The trauma of that experience isn’t enough to derail the romance, which unfolds to the chagrin of Eugenia’s brother, Edgar (Douglas Henshall), who considers William an unfit suitor. Edgar’s sneering insults grow more and more provocative, but William resists his verbal exhortations to physical battle and marries Eugenia. His assimilation into the family is thus made literal, and Harald seems rather fond of the young man — but Edgar won’t let up, spouting continually about how little William knows of the world, and the significance of his improper breeding.
This socio-scientific Darwinism is as much a key to Angels and Insects as are the butterfly and ant-farm metaphors (when Eugenia proves herself to be less than an ideal lover, William bides his time with a detailed study of an ant colony on the estate). For the first hour or so, I was sitting on the edge of my seat, gamely tracking all of the asides, double entendres, and allegorical declamations. Philip Haas’s screenplay tries to cram all the thematic concerns of its source material (the novella Morpho Eugenia, by retro-Victorian scribe A.S. Byatt) into the two-hour space of a feature film, but it’s a little much.
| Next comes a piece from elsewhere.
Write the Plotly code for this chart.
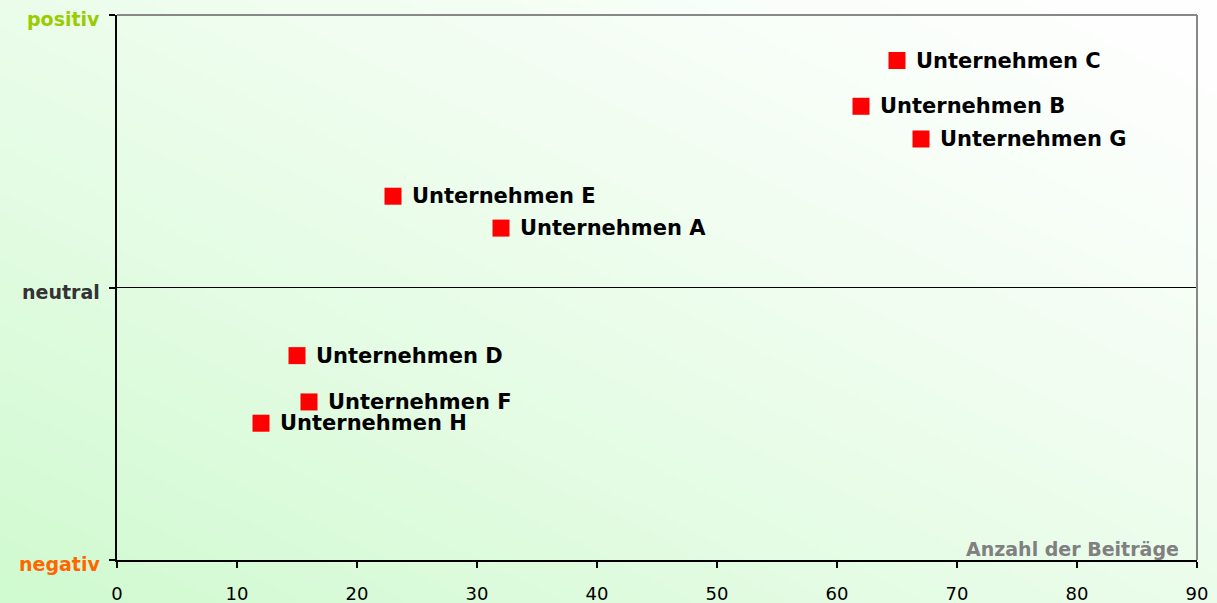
import base64, struct, zlib
import numpy as np
import plotly.graph_objects as go

# ---- data ----
companies = ["Unternehmen C", "Unternehmen B", "Unternehmen G", "Unternehmen E",
             "Unternehmen A", "Unternehmen D", "Unternehmen F", "Unternehmen H"]
beitraege = [65, 62, 67, 23, 32, 15, 16, 12]
tonalitaet = [8.33, 6.65, 5.45, 3.35, 2.18, -2.5, -4.2, -4.98]
y_tick_vals = [-10, 0, 10]
y_tick_labels = ["negativ", "neutral", "positiv"]
y_tick_colors = ["#FF6600", "#333333", "#99CC00"]
x_tick_vals = list(range(0, 91, 10))
x_title = "Anzahl der Beiträge"

W, H = 1217, 603
ML, MR, MT, MB = 117, 20, 15, 43


def gradient_png(w, h):
    xs = np.linspace(0, 1, w)[None, :]
    ys = np.linspace(1, 0, h)[:, None]  # top row = 1 (top)
    s = (xs + ys) / 2.0
    t = np.clip(1 - s, 0, 1) ** 1.25
    green = np.array([208, 250, 208], float)
    white = np.array([255, 255, 255], float)
    img = white + (green - white) * t[..., None]
    img = img.astype(np.uint8)
    raw = b"".join(b"\x00" + img[r].tobytes() for r in range(h))

    def chunk(tag, data):
        c = struct.pack(">I", len(data)) + tag + data
        return c + struct.pack(">I", zlib.crc32(tag + data) & 0xFFFFFFFF)

    png = b"\x89PNG\r\n\x1a\n"
    png += chunk(b"IHDR", struct.pack(">IIBBBBB", w, h, 8, 2, 0, 0, 0))
    png += chunk(b"IDAT", zlib.compress(raw, 9))
    png += chunk(b"IEND", b"")
    return "data:image/png;base64," + base64.b64encode(png).decode()


pw = W - ML - MR
ph = H - MT - MB

fig = go.Figure()
fig.add_trace(go.Scatter(
    x=beitraege, y=tonalitaet, mode="markers",
    marker=dict(symbol="square", size=17, color="#FF0000", line=dict(width=0)),
    cliponaxis=False, hoverinfo="skip",
))

label_annotations = [
    dict(x=xv, y=yv, xref="x", yref="y", text=f"<b>{name}</b>", showarrow=False,
         xanchor="left", yanchor="middle", xshift=17,
         font=dict(family="DejaVu Sans", size=21, color="#000000"))
    for xv, yv, name in zip(beitraege, tonalitaet, companies)
]

y_label_annotations = [
    dict(x=0, y=yv, xref="paper", yref="y", text=f"<b>{t}</b>", showarrow=False,
         xanchor="right", yanchor="middle", xshift=-15, yshift=-4,
         font=dict(family="DejaVu Sans", size=19, color=c))
    for yv, t, c in zip(y_tick_vals, y_tick_labels, y_tick_colors)
]

fig.update_layout(
    width=W, height=H,
    margin=dict(l=ML, r=MR, t=MT, b=MB, pad=0, autoexpand=False),
    paper_bgcolor="white", plot_bgcolor="rgba(0,0,0,0)",
    showlegend=False,
    xaxis=dict(range=[0, 90], tickvals=x_tick_vals, ticks="outside", ticklen=6,
               tickwidth=2, tickcolor="black", showline=True, linecolor="black",
               linewidth=2, showgrid=False, zeroline=False, automargin=False,
               ticklabelstandoff=10,
               tickfont=dict(family="DejaVu Sans", size=18, color="black")),
    yaxis=dict(range=[-10, 10], tickvals=y_tick_vals, showticklabels=False,
               ticks="outside", ticklen=6, tickwidth=2, tickcolor="black",
               showline=True, linecolor="black", linewidth=2, showgrid=False,
               zeroline=True, zerolinecolor="black", zerolinewidth=1,
               automargin=False),
    images=[dict(source=gradient_png(240, 120), xref="paper", yref="paper",
                 x=-ML / pw, y=1 + MT / ph, sizex=W / pw, sizey=H / ph,
                 sizing="stretch", layer="below", xanchor="left", yanchor="top")],
    shapes=[
        dict(type="line", xref="paper", yref="paper", x0=0, x1=1, y0=1, y1=1,
             line=dict(color="#888888", width=2)),
        dict(type="line", xref="paper", yref="paper", x0=1, x1=1, y0=0, y1=1,
             line=dict(color="#888888", width=2)),
    ],
    annotations=label_annotations + y_label_annotations + [
        dict(text=f"<b>{x_title}</b>", xref="paper", yref="paper",
             x=(1181 - ML) / pw, y=0, xanchor="right", yanchor="bottom",
             showarrow=False, yshift=-2,
             font=dict(family="DejaVu Sans", size=19, color="#808080"))],
)

fig.write_html("out.html", config={"displayModeBar": False},
               post_script="document.body.style.margin='0';document.body.style.overflow='hidden';")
Those concerns spill over from the story and dialogue into the film’s visual grammar, as well. While the overall production design is sumptuous and striking, the movie’s infatuation with its own color sceme grows tiring. For instance, when Kensit turns up in one of her show-stopping gowns, an unlikely peacock blue fringed in blood red, the effect is an imperfect distillation of the Peter Greenaway Effect — decidely garish in appearance, but relatively graceless in execution. More effective for my money is the less specific sense of dread that infuses the proceedings, especially in the scenes leading up to the marriage of the unlikely lovers.
So maybe it’s because the film wore me out in its first section that I found the second half fairly tedious. It’s mostly a waiting game. We know that Kristin Scott Thomas (she plays Matty Crampton, the family tutor) gets billing above Kensit, so her role will soon become prominent. The ad campaign has assured us that there’s a “startling” revelation in the final reels, but the punch is telegraphed across most of the movie. And, of course, we know that something’s got to give — and it does.
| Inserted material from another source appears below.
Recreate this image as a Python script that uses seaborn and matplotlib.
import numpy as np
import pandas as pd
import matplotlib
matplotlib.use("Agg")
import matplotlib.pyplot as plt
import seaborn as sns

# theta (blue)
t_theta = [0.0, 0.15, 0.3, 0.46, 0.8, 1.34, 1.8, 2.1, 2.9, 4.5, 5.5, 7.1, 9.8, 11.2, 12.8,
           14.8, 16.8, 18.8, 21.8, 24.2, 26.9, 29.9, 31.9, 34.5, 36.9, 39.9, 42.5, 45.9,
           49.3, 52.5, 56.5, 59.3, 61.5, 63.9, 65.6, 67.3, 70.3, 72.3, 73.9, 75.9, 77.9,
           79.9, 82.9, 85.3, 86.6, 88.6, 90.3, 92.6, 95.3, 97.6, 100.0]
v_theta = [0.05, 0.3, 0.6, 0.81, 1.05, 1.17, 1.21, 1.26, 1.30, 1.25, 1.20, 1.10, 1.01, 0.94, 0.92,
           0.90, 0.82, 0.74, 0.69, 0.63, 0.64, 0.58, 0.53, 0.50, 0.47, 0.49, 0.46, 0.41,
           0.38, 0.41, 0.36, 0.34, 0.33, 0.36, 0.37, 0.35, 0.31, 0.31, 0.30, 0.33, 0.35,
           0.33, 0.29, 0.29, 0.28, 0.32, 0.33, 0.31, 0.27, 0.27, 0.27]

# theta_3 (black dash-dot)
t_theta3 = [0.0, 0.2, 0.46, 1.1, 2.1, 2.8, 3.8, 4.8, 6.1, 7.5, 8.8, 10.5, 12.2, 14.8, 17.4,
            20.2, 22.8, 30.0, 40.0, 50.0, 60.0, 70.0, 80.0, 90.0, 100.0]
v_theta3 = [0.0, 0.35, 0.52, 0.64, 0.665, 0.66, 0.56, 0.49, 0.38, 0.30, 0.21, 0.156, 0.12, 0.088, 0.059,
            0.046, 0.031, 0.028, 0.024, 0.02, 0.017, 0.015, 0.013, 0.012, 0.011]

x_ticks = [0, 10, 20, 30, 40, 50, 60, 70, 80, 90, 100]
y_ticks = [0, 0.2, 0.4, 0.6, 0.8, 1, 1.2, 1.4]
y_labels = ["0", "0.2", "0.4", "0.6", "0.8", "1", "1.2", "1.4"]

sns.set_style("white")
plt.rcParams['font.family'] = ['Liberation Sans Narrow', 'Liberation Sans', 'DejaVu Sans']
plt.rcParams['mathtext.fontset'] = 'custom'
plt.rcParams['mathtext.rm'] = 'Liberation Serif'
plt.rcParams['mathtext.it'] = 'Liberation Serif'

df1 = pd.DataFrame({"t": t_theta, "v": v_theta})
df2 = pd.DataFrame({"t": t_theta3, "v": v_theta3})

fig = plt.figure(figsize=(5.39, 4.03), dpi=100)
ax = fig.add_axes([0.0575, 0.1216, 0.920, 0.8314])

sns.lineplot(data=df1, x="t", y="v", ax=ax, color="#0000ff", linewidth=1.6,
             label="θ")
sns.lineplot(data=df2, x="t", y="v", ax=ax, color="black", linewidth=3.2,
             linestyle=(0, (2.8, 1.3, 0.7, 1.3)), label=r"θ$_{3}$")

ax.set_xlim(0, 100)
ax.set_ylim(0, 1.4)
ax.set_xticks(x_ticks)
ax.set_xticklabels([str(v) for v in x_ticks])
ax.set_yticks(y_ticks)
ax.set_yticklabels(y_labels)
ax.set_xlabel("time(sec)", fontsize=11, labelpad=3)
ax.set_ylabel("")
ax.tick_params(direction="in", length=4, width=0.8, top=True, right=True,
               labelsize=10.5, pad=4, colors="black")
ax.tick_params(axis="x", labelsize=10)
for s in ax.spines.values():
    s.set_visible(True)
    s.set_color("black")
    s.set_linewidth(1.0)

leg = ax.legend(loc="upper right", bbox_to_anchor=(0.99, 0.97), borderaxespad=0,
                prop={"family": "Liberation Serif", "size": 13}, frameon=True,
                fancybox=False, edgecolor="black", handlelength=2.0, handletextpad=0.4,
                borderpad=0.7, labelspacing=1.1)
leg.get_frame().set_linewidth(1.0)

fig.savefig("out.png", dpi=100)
That having been said, the movie does have its pleasures. The performances are decidedly less mannered than we’ve come to expect from costume drama, and Rylance and Henshall make deliciously credible intellectual adversaries. I’ll even go out on a limb for Kensit, whose vaguely unsettling concupiscent charms have never before been put to such perfect use. The cinematography is lush and surprising, and the atmosphere is boldly creepy.
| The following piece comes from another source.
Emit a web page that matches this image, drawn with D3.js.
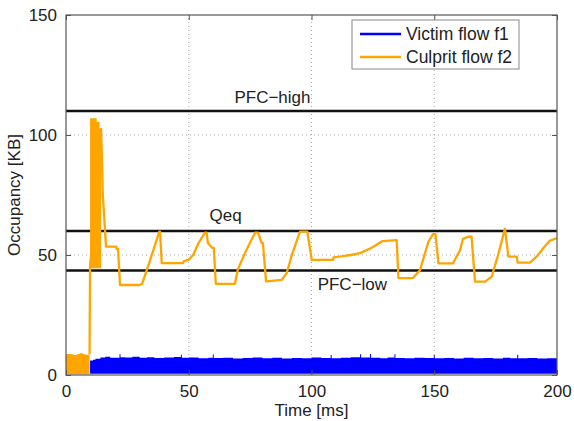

The opening credits sequence, which flash back to Adamson and a troupe of Amazonian dancers frolicking in the firelight, is more honestly sexual than anything that follows, and we get the sense that he was never happier than he was among the natives (as if to underscore the point, the titular letters spelling out Angels cross the screen in front of the dancers). This sequence, beautifully edited by the director’s wife, Belinda Haas, helps us understand the libidinous freedom that Adamson craves, even as he takes a luscious wife in an ostensible paradise. While the inhabitants of a less seething Victorian tableaux might negotiate apparently charmed paths to a satisfying but unlikely happy ending, we are made to grow more and more certain that the only resolution to the Victorian dilemma postulated by Angels and Insects is escape.